Melalui gempa bumi, letusan gunung berapi, dan amblesan lapisan bumi yang terjadi saat ini, kita dapat membayangkan bahwa bumi masih mengalami pergerakan, ini adalah obrolan di luar pokok pembicaraan.
Selain itu, ada sikap batin seorang abdi, atau menjadi seorang pelayan. Dalam pengabdian kepada Guru, Anda mesti sama seperti seorang abdi, siap ditugasi oleh Guru. Tentu saja sebagai seorang abdi mesti selalu ada ketika dibutuhkan, selalu berada di sisi Guru, siap menerima tugas dari Guru, mesti punya sikap batin yang demikian.
Selain itu adalah sikap batin seperti perahu, apa itu sikap batin seperti perahu? Sikap batin seperti perahu berarti sanggup mengangkut. Apa pun yang diinstruksikan oleh Guru, Anda mesti gunakan sikap batin seperti perahu, yang mengangkut dan melaksanakan semuanya.
Representasi menggunakan sikap batin perahu ini, menurut saya bukan seratus persen. Akan tetapi, yang dimaksud adalah supaya Anda rendah hati. Apa pun yang dikatakan oleh Guru, Anda mesti gunakan sikap batin perahu untuk mengangkutnya.
Perahu juga mudah terbalik, sedikit saja ketidakseimbangan, ia akan langsung terbalik. Perahu yang kecil sangat mudah terbalik, perahu yang besar juga sangat mudah terbalik. Dalam pelayaran, perahu yang besar juga bisa terbalik. Makna yang terkandung di dalamnya adalah, mesti mengangkutnya dengan penuh kerendah hatian, mesti seperti seorang abdi, yang siap menerima tugas dari Guru. Mesti seperti bumi yang sangat kukuh, dan melakukan sesuatu dengan sangat jujur. Sikap batin anak berbakti berarti sepenuhnya patuh. Inilah empat sikap batin utama dalam pengabdian kepada Guru. Ini dibabarkan oleh Je Tsongkhapa dalam ‘Risalah Agung Tahapan Jalan Menuju Pencerahan’, maksud Beliau yang terutama adalah, untuk mengabdi kepada seorang Guru, Anda mesti melakukan empat hal ini.
Seperti Milarepa yang pernah kita bahas, Guru-Nya, Marpa, meminta-Nya untuk mendirikan sebuah bangunan.
“Dirikan sebuah bangunan segitiga!” Maka Ia pun mendirikan sebuah bangunan yang berbentuk segitiga.
“Dirikan sebuah bangunan segi empat.” Ia pun mendirikannya.
Setelah berdiri, Sang Guru memberitahu-Nya: “Bongkar!” Ia pun langsung membongkarnya.
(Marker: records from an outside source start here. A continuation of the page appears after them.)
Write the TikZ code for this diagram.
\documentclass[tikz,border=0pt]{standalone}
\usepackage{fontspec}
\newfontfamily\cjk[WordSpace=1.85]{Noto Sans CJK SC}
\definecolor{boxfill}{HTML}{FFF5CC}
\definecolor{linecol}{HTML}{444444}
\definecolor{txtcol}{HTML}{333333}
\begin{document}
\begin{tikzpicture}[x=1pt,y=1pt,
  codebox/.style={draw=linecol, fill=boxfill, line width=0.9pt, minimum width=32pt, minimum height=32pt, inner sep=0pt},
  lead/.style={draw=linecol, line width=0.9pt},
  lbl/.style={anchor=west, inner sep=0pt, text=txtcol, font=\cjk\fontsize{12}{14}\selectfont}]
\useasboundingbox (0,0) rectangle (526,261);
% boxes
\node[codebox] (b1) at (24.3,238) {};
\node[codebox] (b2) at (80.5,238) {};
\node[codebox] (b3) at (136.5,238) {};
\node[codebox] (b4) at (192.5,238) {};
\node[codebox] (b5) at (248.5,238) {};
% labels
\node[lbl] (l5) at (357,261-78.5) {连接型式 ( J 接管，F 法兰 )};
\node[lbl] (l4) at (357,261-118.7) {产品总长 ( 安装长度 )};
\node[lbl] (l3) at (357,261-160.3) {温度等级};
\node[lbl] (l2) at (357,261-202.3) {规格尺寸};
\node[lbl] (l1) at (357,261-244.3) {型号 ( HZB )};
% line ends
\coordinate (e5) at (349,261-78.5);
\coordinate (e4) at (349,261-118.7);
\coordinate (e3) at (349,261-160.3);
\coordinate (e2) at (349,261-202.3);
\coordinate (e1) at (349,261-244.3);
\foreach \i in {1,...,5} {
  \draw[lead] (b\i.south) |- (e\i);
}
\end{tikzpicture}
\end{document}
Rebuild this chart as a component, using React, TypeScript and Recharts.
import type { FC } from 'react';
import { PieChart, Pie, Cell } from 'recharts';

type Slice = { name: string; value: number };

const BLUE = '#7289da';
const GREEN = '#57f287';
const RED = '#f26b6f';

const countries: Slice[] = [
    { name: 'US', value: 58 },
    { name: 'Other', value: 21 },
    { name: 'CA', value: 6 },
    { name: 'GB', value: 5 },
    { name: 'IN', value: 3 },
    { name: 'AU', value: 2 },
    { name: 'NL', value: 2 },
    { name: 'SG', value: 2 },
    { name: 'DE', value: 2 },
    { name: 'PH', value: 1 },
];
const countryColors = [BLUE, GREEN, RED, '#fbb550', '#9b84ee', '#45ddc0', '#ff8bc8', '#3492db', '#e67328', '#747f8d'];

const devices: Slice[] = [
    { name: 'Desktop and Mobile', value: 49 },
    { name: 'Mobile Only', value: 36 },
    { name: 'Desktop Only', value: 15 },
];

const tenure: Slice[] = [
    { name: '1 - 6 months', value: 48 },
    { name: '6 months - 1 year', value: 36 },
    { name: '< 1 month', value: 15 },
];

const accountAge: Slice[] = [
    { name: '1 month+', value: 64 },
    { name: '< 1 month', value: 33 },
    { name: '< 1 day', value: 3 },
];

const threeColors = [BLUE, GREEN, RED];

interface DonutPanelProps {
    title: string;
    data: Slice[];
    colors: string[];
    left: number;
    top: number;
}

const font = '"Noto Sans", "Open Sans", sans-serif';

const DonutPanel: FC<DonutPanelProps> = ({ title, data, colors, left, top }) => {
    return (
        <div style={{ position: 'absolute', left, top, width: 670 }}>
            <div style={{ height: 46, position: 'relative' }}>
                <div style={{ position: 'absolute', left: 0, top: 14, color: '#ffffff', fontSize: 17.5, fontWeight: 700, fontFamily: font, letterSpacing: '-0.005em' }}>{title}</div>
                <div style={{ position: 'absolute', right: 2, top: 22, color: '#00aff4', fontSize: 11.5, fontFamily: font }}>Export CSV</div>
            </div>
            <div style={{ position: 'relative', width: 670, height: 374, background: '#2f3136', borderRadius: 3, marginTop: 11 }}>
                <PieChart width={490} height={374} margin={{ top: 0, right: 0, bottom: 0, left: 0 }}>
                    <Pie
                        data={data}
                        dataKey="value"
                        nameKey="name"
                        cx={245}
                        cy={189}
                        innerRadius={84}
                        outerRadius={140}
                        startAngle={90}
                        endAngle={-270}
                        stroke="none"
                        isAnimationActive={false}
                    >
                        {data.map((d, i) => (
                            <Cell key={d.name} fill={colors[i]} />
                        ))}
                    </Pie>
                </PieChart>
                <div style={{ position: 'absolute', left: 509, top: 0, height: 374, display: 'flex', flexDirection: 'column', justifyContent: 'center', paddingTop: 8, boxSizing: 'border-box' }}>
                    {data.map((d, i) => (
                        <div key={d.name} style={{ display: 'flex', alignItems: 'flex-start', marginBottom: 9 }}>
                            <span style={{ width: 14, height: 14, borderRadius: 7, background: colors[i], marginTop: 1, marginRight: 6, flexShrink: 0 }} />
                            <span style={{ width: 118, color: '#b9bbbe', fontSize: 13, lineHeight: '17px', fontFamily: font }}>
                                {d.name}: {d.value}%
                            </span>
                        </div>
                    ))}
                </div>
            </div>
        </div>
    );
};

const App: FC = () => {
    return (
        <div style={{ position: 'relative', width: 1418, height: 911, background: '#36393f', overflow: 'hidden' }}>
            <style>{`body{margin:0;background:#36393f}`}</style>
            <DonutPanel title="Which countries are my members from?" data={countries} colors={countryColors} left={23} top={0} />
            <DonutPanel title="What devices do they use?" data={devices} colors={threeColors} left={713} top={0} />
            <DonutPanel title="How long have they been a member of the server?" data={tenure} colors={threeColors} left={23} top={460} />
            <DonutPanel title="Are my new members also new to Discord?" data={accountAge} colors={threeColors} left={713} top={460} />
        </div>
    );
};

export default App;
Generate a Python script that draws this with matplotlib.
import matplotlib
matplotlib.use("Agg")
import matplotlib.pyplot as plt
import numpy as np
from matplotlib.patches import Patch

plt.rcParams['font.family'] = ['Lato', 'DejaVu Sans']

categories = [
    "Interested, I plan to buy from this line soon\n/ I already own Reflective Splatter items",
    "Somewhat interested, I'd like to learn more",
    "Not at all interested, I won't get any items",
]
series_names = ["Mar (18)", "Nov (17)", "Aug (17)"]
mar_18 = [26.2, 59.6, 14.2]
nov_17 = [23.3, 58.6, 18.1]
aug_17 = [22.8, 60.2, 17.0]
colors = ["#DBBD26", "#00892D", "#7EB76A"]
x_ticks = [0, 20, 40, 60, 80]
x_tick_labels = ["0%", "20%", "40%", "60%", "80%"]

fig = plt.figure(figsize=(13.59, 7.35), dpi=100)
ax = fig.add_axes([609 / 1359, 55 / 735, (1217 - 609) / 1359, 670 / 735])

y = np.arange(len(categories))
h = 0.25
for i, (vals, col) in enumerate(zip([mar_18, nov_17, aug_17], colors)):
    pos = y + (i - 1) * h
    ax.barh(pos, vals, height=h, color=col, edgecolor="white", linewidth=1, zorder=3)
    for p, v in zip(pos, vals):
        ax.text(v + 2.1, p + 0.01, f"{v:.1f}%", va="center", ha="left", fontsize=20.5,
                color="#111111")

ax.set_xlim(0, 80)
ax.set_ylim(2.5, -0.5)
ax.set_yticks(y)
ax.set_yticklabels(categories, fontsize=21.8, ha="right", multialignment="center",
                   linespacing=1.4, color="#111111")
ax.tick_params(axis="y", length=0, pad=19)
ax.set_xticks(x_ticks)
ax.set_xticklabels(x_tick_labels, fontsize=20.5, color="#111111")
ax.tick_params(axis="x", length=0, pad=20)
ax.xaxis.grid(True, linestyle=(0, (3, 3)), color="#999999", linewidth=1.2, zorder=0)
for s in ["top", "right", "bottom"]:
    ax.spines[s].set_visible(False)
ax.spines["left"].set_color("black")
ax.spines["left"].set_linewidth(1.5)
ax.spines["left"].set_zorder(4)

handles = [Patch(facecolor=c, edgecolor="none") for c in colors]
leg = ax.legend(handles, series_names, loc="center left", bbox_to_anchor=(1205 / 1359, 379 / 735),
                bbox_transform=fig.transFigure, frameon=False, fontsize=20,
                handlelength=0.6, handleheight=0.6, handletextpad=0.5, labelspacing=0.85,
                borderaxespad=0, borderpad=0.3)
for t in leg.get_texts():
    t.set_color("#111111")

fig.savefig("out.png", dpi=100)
Sedangkan kita, siswa pada umumnya akan mengatakan: “Setelah meminta kita untuk mendirikan sebuah bangunan, kenapa harus dirobohkan? Apakah Guru kita ini ‘crazy’? Apakah otaknya bermasalah?”
Langsung berontak: “Ini tidak masuk akal, mana boleh demikian?”
Namun sesungguhnya, Sang Guru sedang menempa Milarepa. Bangunan segitiga merepresentasikan elemen api. Bangunan segi empat merepresentasikan elemen tanah. Ia sedang membangun mandala, Sang Guru mengajari Milarepa untuk mengikis banyak rintangan karma, semua mengandung makna. Setelah mendirikan sebuah bangunan, Ia diminta untuk merobohkannya.
Bagi kita siswa zaman sekarang, sangat sukar untuk berhasil melakukannya. Karena zaman sekarang semua mengatakan: “Aku cinta guruku, tapi aku lebih cinta kebenaran.” Dalam mengabdi kepada seorang Guru, Anda mesti mempunyai 4 sikap batin ini.
Om Mani Padme Hum.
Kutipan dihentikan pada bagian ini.